China's steel heartland tests mills' mettle with new smog-busting plan
“Push the steel mills out of the city center and turn it into a modern, habitable place to live in,” reads a banner hung across the boarded-up offices of Guofeng Iron and Steel Co in the center of Tangshan, China’s top steelmaking city.
Behind the gates of the factory, surrounded by a hospital, a shopping mall and high-rise apartment blocks, workers and bulldozers were busy on a recent visit tearing down furnaces as part of a 38 billion yuan ($5.5 billion) plan to move to a new industrial park 60 kilometers (37 miles) away.
Six hours drive away to the southwest, meanwhile, executives at Hebei Xinjin Iron & Steel Co, a Handan-based medium-size mill, are scrambling to find a new site in the south after being served notice to leave their home province last month.

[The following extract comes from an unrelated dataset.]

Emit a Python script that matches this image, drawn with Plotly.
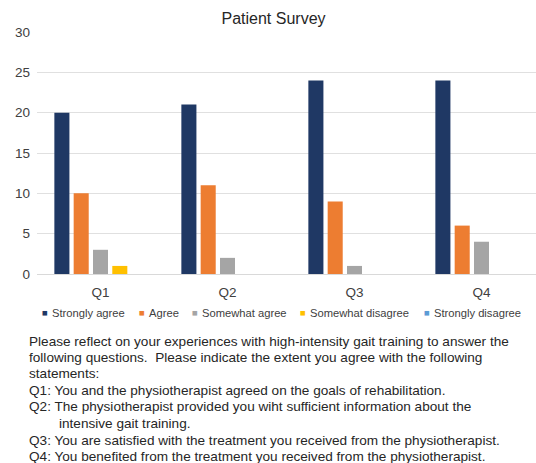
import plotly.graph_objects as go

categories = ["Q1", "Q2", "Q3", "Q4"]
series_names = ["Strongly agree", "Agree", "Somewhat agree", "Somewhat disagree", "Strongly disagree"]
strongly_agree = [20, 21, 24, 24]
agree = [10, 11, 9, 6]
somewhat_agree = [3, 2, 1, 4]
somewhat_disagree = [1, 0, 0, 0]
strongly_disagree = [0, 0, 0, 0]
series_values = [strongly_agree, agree, somewhat_agree, somewhat_disagree, strongly_disagree]
colors = ["#1f3864", "#ed7d31", "#a5a5a5", "#ffc000", "#5b9bd5"]
y_ticks = [0, 5, 10, 15, 20, 25, 30]

paragraph = [
    "Please reflect on your experiences with high-intensity gait training to answer the",
    "following questions.\u00a0 Please indicate the extent you agree with the following",
    "statements:",
    "Q1: You and the physiotherapist agreed on the goals of rehabilitation.",
    "Q2: The physiotherapist provided you wiht sufficient information about the",
    "intensive gait training.",
    "Q3: You are satisfied with the treatment you received from the physiotherapist.",
    "Q4: You benefited from the treatment you received from the physiotherapist.",
]

W, H = 536, 463
L, R, T, B = 37, 0, 32, 189
plot_h = H - T - B
plot_w = W - L - R
FONT = "Liberation Sans, Arial, sans-serif"

fig = go.Figure()
for name, vals, c in zip(series_names, series_values, colors):
    fig.add_trace(go.Bar(name=name, x=categories, y=vals, marker_color=c,
                         marker_line_width=0, showlegend=False))

def px_to_paper_y(p):
    return (H - B - p) / plot_h

def px_to_paper_x(p):
    return (p - L) / plot_w

annotations = []
# paragraph lines
line_y = [341.7, 357.5, 373.5, 390.5, 407, 423.5, 440.5, 456.8]
for i, (txt, yy) in enumerate(zip(paragraph, line_y)):
    xx = 57 if i == 5 else 26.5
    annotations.append(dict(text=txt, xref="paper", yref="paper",
                            x=px_to_paper_x(xx), y=px_to_paper_y(yy),
                            xanchor="left", yanchor="middle", showarrow=False,
                            font=dict(family=FONT, size=13.6, color="#262626")))
# custom legend (square glyph + label)
legend_x = [45, 141.7, 195, 302.7, 426.7]
for name, c, lx in zip(series_names, colors, legend_x):
    annotations.append(dict(
        text="■", xref="paper", yref="paper", x=px_to_paper_x(lx), y=px_to_paper_y(312.5),
        xanchor="center", yanchor="middle", showarrow=False,
        font=dict(family=FONT, size=9.5, color=c)))
    annotations.append(dict(
        text=name, xref="paper", yref="paper", x=px_to_paper_x(lx + 5), y=px_to_paper_y(313),
        xanchor="left", yanchor="middle", showarrow=False,
        font=dict(family=FONT, size=11.2, color="#404040")))

fig.update_layout(
    width=W, height=H,
    margin=dict(l=L, r=R, t=T, b=B, pad=0),
    paper_bgcolor="white", plot_bgcolor="white",
    barmode="group", bargap=0.24, bargroupgap=0.22,
    title=dict(text="Patient Survey", xref="container", yref="container",
               x=273.5 / W, y=1 - 18.5 / H, xanchor="center", yanchor="middle",
               font=dict(family=FONT, size=16, color="#262626")),
    annotations=annotations,
    font=dict(family=FONT),
)
fig.update_xaxes(range=[-0.5, -0.5 + plot_w / 127.0], showgrid=False,
                 showline=True, linecolor="#d9d9d9", linewidth=1,
                 tickfont=dict(family=FONT, size=13.5, color="#404040"),
                 ticks="", ticklabelstandoff=6, fixedrange=True)
fig.update_yaxes(range=[0, 30], tickvals=y_ticks, showgrid=True,
                 gridcolor="#e0e0e0", gridwidth=1, zeroline=False,
                 tickfont=dict(family=FONT, size=13.5, color="#404040"),
                 ticks="", ticklabelstandoff=6, fixedrange=True)

fig.write_html("out.html")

The two steelmakers are among the first producers in Hebei province to comply with the local government’s latest audacious plan to make its smoke-stack industries more efficient and clean the notoriously toxic air of the northern industrial heartland.
Provincial authorities ordered mills, including some owned by HBIS Group, the world’s fourth largest steelmaker, in almost a dozen of its smoggiest cities to shut, move to a new industrial park on the coast or get out.
The moves, detailed in a document published on the province’s website in July but not previously reported, mark a new front in the government’s years-long war on pollution and outdated excess capacity in heavy industry, heralding even more upheaval for the debt-laden steel sector.